Corporate scandals demand boardroom shake-up

They are trained for men’s jobs on RAF stations at home and abroad: any sort of job except flying or navigating a plane.” These words about the Women’s Royal Air Force from a 1960 Rank Organisation newsreel sound absurd today but we should not be too smug. Prejudice of many different kinds still exists in the workplace, where most leading organisations are run by people from identical backgrounds.

The statistics are revealing. One in four directors of FTSE 100 companies is a woman and progress has stalled. Fewer than one in 50 directors of such companies comes from ethnic minorities. Diversity — the inclusion of people with varied cultural backgrounds and life experience — is almost absent.

This was something Theresa May, the British prime minister, implied when she described boards as coming from “narrow social and professional circles”. Crowding out alternative voices in this way risks groupthink, inadequate challenge and poor corporate governance, of which this week’s whistleblowing saga at Barclays is the latest example.

In the past few years, scandal has affected many businesses in the FTSE 100, such as BP, BAE Systems, GlaxoSmithKline, HSBC, Tesco and Rolls-Royce, and elsewhere such as Toshiba, Volkswagen and Wells Fargo.

The problem is not country or industry-specific. Boards have failed to spot such dubious practices as environmental neglect, money laundering, sanctions busting, bribery, corruption and false accounting, while executive pay has been stretched to socially offensive levels.

Inadequate scrutiny from boards that take false comfort from familiar faces is behind much of this but the corporate elite resists change.

When Mrs May said: “We’re going to have not just consumers represented on company boards, but workers as well,” she hit a brick wall.

As Richard Lambert, a former editor of the Financial Times and once director-general of the CBI, the British employers’ organisation, wrote: “In public business leaders tend to be reasonably polite about the proposal but in private a number of them are seething. At a time when there are so many issues to be tackled, they say that this feels like a wasteful distraction.”

It was a revealing clue about attitudes to corporate governance which in some quarters is not to be confused with real work — of course, in a responsible business they should be one and the same.

A subsequent British government report expressed concerns that worker directors would lead to greater conflict in board discussion, slower decisions and “the risk of decision-making shifting away from the boardroom and into less formal channels”. It was an insight into the kind of boardroom thinking that seeks any excuse to avoid challenge from those with a different perspective. The message was that “we want to continue with things our way and if you make us have these people on our boards, we will simply have the real discussion behind their backs”.

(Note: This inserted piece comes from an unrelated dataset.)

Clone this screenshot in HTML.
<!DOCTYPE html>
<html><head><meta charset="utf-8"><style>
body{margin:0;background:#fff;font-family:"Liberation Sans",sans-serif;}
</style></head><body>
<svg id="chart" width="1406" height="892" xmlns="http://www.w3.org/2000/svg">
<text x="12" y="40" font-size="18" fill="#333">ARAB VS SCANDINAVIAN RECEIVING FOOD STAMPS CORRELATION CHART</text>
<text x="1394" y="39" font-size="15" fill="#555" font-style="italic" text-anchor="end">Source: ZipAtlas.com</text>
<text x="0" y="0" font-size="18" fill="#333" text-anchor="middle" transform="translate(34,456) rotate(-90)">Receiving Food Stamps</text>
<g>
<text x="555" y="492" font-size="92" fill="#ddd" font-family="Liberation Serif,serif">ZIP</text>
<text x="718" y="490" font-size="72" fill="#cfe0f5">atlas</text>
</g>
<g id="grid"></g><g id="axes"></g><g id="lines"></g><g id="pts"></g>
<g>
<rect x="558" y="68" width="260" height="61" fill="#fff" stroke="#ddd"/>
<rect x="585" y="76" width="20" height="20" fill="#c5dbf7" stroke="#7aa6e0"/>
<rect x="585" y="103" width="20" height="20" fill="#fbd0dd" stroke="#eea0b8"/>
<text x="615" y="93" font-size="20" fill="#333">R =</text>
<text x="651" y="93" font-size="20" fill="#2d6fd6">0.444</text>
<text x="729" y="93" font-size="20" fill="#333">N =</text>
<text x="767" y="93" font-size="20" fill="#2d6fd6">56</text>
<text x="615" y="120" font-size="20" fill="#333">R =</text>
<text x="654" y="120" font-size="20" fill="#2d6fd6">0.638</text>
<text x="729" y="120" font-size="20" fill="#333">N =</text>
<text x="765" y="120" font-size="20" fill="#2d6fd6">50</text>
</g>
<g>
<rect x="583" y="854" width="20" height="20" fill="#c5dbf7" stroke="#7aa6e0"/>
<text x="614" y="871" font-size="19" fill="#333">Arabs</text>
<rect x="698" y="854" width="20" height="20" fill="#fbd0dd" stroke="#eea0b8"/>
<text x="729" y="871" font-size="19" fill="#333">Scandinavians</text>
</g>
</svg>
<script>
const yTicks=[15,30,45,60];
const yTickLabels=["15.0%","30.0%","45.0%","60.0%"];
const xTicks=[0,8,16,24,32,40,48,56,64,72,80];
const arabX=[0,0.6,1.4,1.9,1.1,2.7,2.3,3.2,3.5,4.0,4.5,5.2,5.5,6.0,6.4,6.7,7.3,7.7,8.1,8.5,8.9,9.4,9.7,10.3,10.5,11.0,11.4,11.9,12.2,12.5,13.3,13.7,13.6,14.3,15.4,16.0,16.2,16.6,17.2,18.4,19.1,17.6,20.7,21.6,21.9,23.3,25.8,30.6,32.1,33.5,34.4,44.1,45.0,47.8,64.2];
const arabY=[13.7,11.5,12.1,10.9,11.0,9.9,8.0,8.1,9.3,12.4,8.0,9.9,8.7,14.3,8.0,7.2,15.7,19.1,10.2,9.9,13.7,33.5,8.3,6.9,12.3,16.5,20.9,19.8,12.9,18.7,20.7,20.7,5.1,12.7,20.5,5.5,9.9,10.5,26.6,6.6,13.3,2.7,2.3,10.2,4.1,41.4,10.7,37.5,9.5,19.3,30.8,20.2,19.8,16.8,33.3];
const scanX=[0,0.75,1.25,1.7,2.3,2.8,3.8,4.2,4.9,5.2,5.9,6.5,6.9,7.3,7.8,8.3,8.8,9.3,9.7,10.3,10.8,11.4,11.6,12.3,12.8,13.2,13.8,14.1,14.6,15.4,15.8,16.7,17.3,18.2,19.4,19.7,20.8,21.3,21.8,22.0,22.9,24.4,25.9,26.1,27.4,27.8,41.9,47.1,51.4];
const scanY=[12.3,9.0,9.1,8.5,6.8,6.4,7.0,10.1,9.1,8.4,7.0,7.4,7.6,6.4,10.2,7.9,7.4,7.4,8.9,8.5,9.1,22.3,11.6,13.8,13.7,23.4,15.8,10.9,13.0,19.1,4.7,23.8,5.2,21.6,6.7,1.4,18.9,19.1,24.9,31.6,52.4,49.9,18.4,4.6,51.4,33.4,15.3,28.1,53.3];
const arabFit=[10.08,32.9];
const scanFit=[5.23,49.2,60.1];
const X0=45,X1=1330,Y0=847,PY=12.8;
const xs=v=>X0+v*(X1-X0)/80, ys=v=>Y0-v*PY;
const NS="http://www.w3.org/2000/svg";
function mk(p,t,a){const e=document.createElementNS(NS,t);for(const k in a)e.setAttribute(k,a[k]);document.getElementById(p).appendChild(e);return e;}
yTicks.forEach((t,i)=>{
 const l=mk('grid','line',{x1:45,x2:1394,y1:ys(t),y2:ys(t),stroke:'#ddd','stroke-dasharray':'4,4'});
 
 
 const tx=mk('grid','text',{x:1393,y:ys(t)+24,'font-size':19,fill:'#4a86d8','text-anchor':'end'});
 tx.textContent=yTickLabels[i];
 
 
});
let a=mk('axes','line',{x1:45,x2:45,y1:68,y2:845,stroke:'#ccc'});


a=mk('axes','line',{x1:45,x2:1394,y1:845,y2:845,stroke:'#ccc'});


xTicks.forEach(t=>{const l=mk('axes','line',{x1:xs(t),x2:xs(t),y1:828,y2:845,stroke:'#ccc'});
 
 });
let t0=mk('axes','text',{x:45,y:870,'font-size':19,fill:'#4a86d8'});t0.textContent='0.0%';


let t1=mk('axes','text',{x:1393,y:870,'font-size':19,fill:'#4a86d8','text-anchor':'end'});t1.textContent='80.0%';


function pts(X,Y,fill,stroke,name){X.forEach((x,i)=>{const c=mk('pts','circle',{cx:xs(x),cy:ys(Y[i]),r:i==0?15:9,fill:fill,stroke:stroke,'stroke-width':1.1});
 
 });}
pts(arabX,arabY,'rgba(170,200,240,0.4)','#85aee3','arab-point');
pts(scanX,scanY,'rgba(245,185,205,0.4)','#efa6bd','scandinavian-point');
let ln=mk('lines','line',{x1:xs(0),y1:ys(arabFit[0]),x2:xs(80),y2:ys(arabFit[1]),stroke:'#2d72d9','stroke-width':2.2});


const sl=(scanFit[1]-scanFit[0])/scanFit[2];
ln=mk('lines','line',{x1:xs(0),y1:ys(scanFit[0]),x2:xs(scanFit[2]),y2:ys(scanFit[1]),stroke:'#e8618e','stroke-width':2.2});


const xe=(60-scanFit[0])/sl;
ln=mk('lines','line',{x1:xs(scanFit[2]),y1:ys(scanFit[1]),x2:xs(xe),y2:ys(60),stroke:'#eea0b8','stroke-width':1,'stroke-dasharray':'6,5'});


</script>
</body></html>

But it is not just directors who are seething; so too are many workers. Disaffection shows in low levels of trust in business, an epidemic of stress in the workplace, anger at falling real wages in contrast to bosses’ pay and unexpected populist votes.

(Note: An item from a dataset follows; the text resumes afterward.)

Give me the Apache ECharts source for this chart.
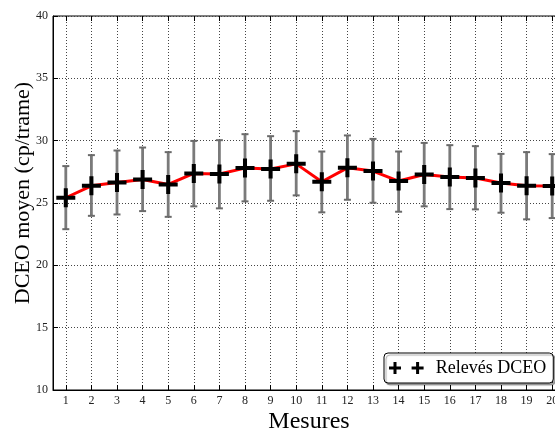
<!DOCTYPE html>
<html>
<head>
<meta charset="utf-8">
<script src="https://cdn.jsdelivr.net/npm/echarts@6/dist/echarts.min.js"></script>
<style>html,body{margin:0;padding:0;background:#fff}#c{width:555px;height:430px}</style>
</head>
<body>
<div id="c"></div>
<script>
var measures = ['1','2','3','4','5','6','7','8','9','10','11','12','13','14','15','16','17','18','19','20'];
var means = [25.42,26.38,26.65,26.89,26.49,27.37,27.32,27.80,27.72,28.14,26.70,27.82,27.56,26.76,27.29,27.08,27.00,26.60,26.38,26.36];
var lows  = [22.90,23.97,24.08,24.35,23.89,24.73,24.57,25.13,25.18,25.61,24.25,25.26,25.02,24.30,24.73,24.51,24.49,24.22,23.69,23.79];
var highs = [27.96,28.84,29.21,29.45,29.08,29.98,30.04,30.52,30.36,30.76,29.13,30.42,30.14,29.13,29.82,29.64,29.56,28.94,29.08,28.92];
var yTicks = [10,15,20,25,30,35,40];
var seriesName = 'Relevés DCEO';

var errData = measures.map(function(m, i){ return [i, lows[i], highs[i]]; });
var FONT = 'Liberation Serif';
var plusPath = 'path://M6.3,0H9.7V16H6.3ZM0,6.3H16V9.7H0Z';
var legendIcon = 'path://M4.5,0H7.5V12H4.5ZM0,4.5H12V7.5H0ZM27.1,0H30.1V12H27.1ZM22.6,4.5H34.6V7.5H22.6Z';

var chart = echarts.init(document.getElementById('c'), null, {renderer:'canvas'});
chart.setOption({
  animation: false,
  backgroundColor: '#fff',
  grid: {left: 53, top: 16, right: -10, bottom: 40, show: true, borderColor: '#000', borderWidth: 1, outerBoundsMode: 'none', containLabel: false},
  legend: {
    data: [{name: seriesName, icon: legendIcon}],
    left: 384, top: 353,
    itemWidth: 35, itemHeight: 12,
    padding: [6, 7, 6, 5],
    backgroundColor: '#fff',
    borderColor: '#000', borderWidth: 1, borderRadius: 4,
    shadowColor: 'rgba(0,0,0,0.35)', shadowBlur: 1, shadowOffsetX: 2, shadowOffsetY: 2,
    textStyle: {fontFamily: FONT, fontSize: 18, color: '#000', padding: [0,0,0,7]},
    itemStyle: {color: '#000', opacity: 1}
  },
  xAxis: [{
    type: 'category', data: measures, boundaryGap: true,
    name: 'Mesures', nameLocation: 'middle', nameGap: 20, nameMoveOverlap: false,
    nameTextStyle: {fontFamily: FONT, fontSize: 24, color: '#000'},
    axisLine: {show: true, lineStyle: {color: '#000', width: 1}},
    axisTick: {show: true, inside: true, length: 5, alignWithLabel: true, lineStyle: {color: '#000'}},
    axisLabel: {fontFamily: FONT, fontSize: 12, color: '#222', margin: 5},
    splitLine: {show: true, alignWithLabel: true, lineStyle: {color: '#444', width: 1, type: [1, 2]}}
  }, {
    type: 'category', data: measures, boundaryGap: true, position: 'top',
    axisLine: {show: false},
    axisTick: {show: true, inside: true, length: 5, alignWithLabel: true, lineStyle: {color: '#000'}},
    axisLabel: {show: false},
    splitLine: {show: false}
  }],
  yAxis: {
    type: 'value', min: 10, max: 40, interval: 5,
    name: 'DCEO moyen (cp/trame)', nameLocation: 'middle', nameGap: 19, nameRotate: 90, nameMoveOverlap: false,
    nameTextStyle: {fontFamily: FONT, fontSize: 22, color: '#000', padding: [0, 0, 0, 20]},
    axisLine: {show: true, lineStyle: {color: '#000', width: 1}},
    axisTick: {show: true, inside: true, length: 5, lineStyle: {color: '#000'}},
    axisLabel: {fontFamily: FONT, fontSize: 12, color: '#222', margin: 5},
    splitLine: {show: true, lineStyle: {color: '#444', width: 1, type: [1, 2]}}
  },
  series: [{
    type: 'custom', name: 'err', silent: true, z: 2,
    data: errData,
    renderItem: function(params, api){
      var x = api.value(0);
      var lo = api.coord([x, api.value(1)]);
      var hi = api.coord([x, api.value(2)]);
      var cap = 3.5;
      var st = {stroke: '#7a7a7a', lineWidth: 2.8};
      return {type: 'group', children: [
        {type: 'line', shape: {x1: lo[0], y1: lo[1], x2: hi[0], y2: hi[1]}, style: st},
        {type: 'line', shape: {x1: lo[0]-cap, y1: lo[1], x2: lo[0]+cap, y2: lo[1]}, style: {stroke: '#6a6a6a', lineWidth: 2}},
        {type: 'line', shape: {x1: hi[0]-cap, y1: hi[1], x2: hi[0]+cap, y2: hi[1]}, style: {stroke: '#6a6a6a', lineWidth: 2}}
      ]};
    }
  }, {
    type: 'line', name: 'line', data: means, symbol: 'none', z: 3,
    lineStyle: {color: '#ff0000', width: 3}, silent: true
  }, {
    type: 'scatter', name: seriesName, data: means, z: 4,
    symbol: plusPath, symbolSize: 19,
    itemStyle: {color: '#000', opacity: 1}
  }]
});
</script>
</body>
</html>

Britain has a much praised system of corporate governance, often described as world class. It does indeed look fine on paper, but when important oversight bodies such as audit and remuneration committees are formed of like-minded people unlikely to challenge each other’s beliefs, the system falls down.

To live up to that world-class billing, governance in practice needs to match governance in theory and for that to happen it needs to open up to diverse voices.

The corporate elite was far too quick to shout down the idea of worker directors, just as it has been too slow to welcome women and minority groups. In the UK, employees are accepted on to pension trustee boards, where they are often highly commended for their ability to ask the right question and to identify the very heart of a matter. Boards can learn from that and from the limited experience of adding female directors, who have brought a different point of view into the boardroom.

Shareholders have a role to play in encouraging robust challenge on matters such as executive pay. Headhunters can help diversity by looking outside the circle of similar men and women it rotates around the upper echelons of business. But the real responsibility for change lies within the boardroom. There is no need to be so afraid and there is an opportunity for redemption.

In stopping short of requiring mandatory employee representation, the British government left open the door for individual companies to appoint worker directors. Let us hope that more than a few enlightened boards walk through that door and invite male and female employees, as well as people from minority groups and other walks of life, to join them.

That would be a sign that capitalism is serious about reforming itself to operate in the wider interest, and would banish the idea that those outside the charmed circle can never be trusted to fly the aircraft.